┌──
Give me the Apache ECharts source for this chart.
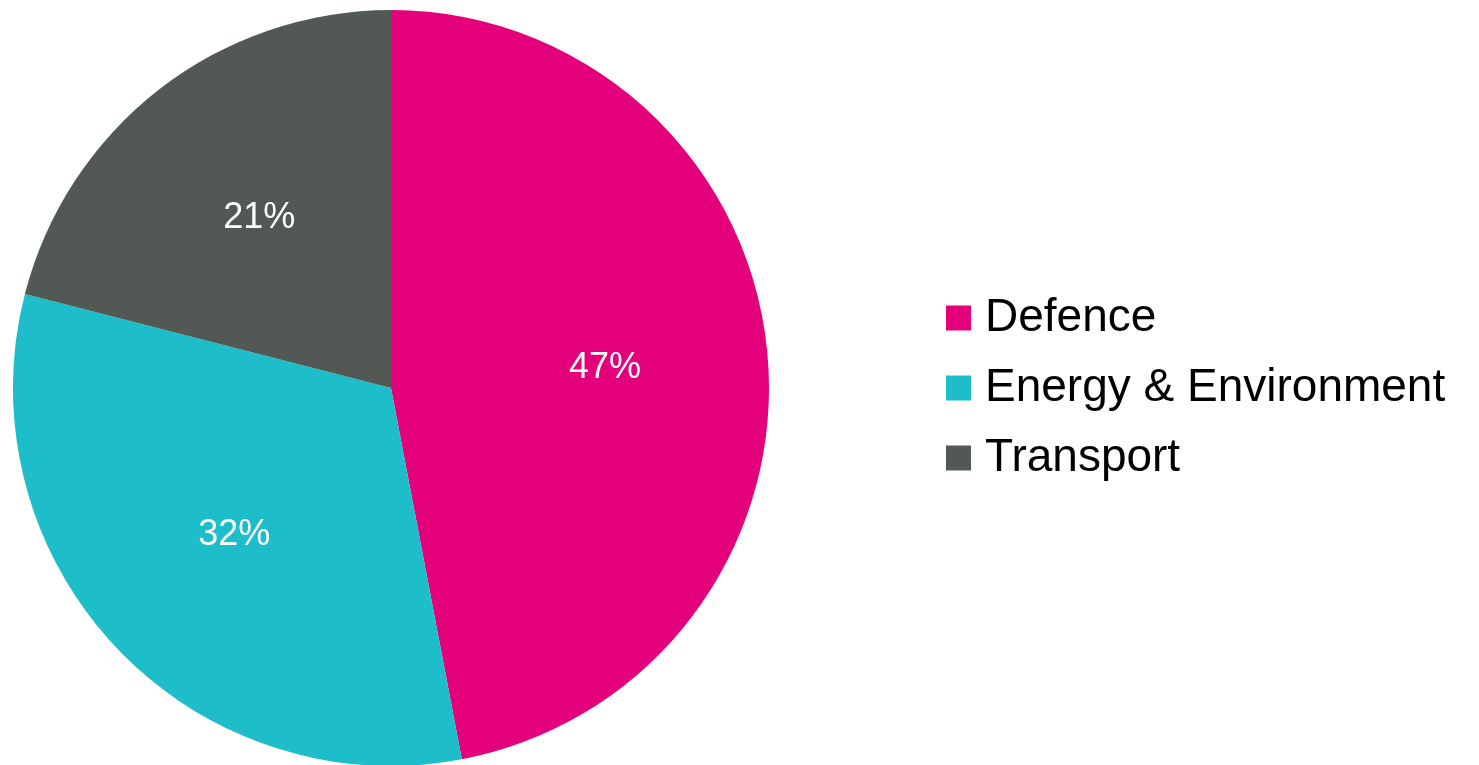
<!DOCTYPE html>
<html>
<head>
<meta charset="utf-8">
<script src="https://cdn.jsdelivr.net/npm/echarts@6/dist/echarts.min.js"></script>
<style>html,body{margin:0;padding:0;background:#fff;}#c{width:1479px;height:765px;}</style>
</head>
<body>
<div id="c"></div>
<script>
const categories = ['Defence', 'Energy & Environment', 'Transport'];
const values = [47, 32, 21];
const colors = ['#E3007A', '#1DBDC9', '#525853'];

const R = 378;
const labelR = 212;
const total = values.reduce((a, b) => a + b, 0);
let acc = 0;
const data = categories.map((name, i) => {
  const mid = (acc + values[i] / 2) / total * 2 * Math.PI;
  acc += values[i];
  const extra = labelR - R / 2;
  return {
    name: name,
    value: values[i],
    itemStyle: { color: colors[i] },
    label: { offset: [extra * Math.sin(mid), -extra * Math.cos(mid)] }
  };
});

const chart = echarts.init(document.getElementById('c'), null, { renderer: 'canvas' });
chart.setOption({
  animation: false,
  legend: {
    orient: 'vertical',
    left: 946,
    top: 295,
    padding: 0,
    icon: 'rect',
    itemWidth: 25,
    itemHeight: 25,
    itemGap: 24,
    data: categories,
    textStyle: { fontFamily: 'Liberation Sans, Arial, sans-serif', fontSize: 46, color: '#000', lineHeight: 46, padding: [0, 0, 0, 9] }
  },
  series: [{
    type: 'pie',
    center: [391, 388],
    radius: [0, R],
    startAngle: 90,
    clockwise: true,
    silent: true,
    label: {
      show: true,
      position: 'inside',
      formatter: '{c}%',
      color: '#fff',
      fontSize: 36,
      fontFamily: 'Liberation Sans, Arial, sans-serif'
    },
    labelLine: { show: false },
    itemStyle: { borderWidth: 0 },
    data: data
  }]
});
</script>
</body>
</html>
└──
- [What is expected] Write out each line again precisely as it appears, skipping every picture.

- [Complete answer]
Give me the Apache ECharts source for this chart.
<!DOCTYPE html>
<html>
<head>
<meta charset="utf-8">
<script src="https://cdn.jsdelivr.net/npm/echarts@6/dist/echarts.min.js"></script>
<style>html,body{margin:0;padding:0;background:#fff;}#c{width:1479px;height:765px;}</style>
</head>
<body>
<div id="c"></div>
<script>
const categories = ['Defence', 'Energy & Environment', 'Transport'];
const values = [47, 32, 21];
const colors = ['#E3007A', '#1DBDC9', '#525853'];

const R = 378;
const labelR = 212;
const total = values.reduce((a, b) => a + b, 0);
let acc = 0;
const data = categories.map((name, i) => {
  const mid = (acc + values[i] / 2) / total * 2 * Math.PI;
  acc += values[i];
  const extra = labelR - R / 2;
  return {
    name: name,
    value: values[i],
    itemStyle: { color: colors[i] },
    label: { offset: [extra * Math.sin(mid), -extra * Math.cos(mid)] }
  };
});

const chart = echarts.init(document.getElementById('c'), null, { renderer: 'canvas' });
chart.setOption({
  animation: false,
  legend: {
    orient: 'vertical',
    left: 946,
    top: 295,
    padding: 0,
    icon: 'rect',
    itemWidth: 25,
    itemHeight: 25,
    itemGap: 24,
    data: categories,
    textStyle: { fontFamily: 'Liberation Sans, Arial, sans-serif', fontSize: 46, color: '#000', lineHeight: 46, padding: [0, 0, 0, 9] }
  },
  series: [{
    type: 'pie',
    center: [391, 388],
    radius: [0, R],
    startAngle: 90,
    clockwise: true,
    silent: true,
    label: {
      show: true,
      position: 'inside',
      formatter: '{c}%',
      color: '#fff',
      fontSize: 36,
      fontFamily: 'Liberation Sans, Arial, sans-serif'
    },
    labelLine: { show: false },
    itemStyle: { borderWidth: 0 },
    data: data
  }]
});
</script>
</body>
</html>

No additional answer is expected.